OBJECTIVE:
Review the lines that follow and copy each one that contains the word "chart".

PROVIDED MATERIAL:
━━━━━━━━━━━━━━━━━━━━

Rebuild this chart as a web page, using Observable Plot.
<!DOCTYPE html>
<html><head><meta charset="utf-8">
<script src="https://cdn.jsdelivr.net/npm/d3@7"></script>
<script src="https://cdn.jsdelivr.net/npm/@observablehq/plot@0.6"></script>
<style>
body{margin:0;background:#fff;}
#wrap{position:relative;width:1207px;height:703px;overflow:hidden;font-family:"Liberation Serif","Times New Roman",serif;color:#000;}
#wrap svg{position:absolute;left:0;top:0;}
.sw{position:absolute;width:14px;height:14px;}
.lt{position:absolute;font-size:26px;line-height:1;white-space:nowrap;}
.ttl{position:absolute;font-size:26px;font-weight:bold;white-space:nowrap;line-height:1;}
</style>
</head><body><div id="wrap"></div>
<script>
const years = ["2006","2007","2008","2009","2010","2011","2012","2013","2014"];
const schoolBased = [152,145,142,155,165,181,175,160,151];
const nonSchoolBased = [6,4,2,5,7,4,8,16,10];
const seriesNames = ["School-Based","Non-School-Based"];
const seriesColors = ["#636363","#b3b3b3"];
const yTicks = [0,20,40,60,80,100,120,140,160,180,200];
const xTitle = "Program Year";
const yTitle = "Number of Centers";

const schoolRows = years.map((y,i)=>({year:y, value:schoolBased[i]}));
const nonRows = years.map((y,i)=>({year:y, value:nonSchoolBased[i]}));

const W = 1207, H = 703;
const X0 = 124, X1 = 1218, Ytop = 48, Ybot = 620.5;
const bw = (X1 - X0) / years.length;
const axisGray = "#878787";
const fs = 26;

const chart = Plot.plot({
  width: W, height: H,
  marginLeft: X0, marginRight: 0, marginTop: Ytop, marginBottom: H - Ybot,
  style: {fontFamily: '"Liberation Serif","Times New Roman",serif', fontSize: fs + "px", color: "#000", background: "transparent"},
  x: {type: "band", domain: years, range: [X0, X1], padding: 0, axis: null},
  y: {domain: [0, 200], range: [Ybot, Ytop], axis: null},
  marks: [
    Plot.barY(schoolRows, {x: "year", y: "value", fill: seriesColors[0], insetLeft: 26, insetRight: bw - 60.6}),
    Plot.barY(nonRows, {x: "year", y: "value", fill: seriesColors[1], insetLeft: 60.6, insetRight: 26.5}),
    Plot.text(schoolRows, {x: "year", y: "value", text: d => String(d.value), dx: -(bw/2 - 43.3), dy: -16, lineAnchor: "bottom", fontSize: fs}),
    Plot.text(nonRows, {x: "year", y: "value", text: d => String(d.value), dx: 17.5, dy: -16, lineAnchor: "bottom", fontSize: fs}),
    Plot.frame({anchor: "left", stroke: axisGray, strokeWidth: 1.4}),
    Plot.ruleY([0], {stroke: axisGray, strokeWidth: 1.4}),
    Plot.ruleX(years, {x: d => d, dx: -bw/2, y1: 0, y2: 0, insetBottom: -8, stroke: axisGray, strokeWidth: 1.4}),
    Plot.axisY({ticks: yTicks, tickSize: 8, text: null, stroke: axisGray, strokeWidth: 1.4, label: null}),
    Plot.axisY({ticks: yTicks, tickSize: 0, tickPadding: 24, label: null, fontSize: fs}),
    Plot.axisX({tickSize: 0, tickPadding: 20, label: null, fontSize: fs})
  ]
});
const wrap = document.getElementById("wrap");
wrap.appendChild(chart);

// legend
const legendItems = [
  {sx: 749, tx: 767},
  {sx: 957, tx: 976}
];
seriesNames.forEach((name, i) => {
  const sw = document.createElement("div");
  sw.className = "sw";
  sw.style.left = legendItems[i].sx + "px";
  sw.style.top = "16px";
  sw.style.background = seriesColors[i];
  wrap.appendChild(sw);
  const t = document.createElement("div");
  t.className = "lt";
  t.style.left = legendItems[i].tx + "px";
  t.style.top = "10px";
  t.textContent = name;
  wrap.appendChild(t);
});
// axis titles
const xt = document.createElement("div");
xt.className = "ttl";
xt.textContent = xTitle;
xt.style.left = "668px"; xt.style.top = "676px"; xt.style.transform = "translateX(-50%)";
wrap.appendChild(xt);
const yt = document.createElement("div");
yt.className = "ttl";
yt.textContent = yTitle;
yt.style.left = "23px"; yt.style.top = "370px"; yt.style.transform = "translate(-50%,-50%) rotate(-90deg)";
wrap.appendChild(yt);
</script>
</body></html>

━━━━━━━━━━━━━━━━━━━━

RESULT BELOW:
Rebuild this chart as a web page, using Observable Plot.
const chart = Plot.plot({
wrap.appendChild(chart);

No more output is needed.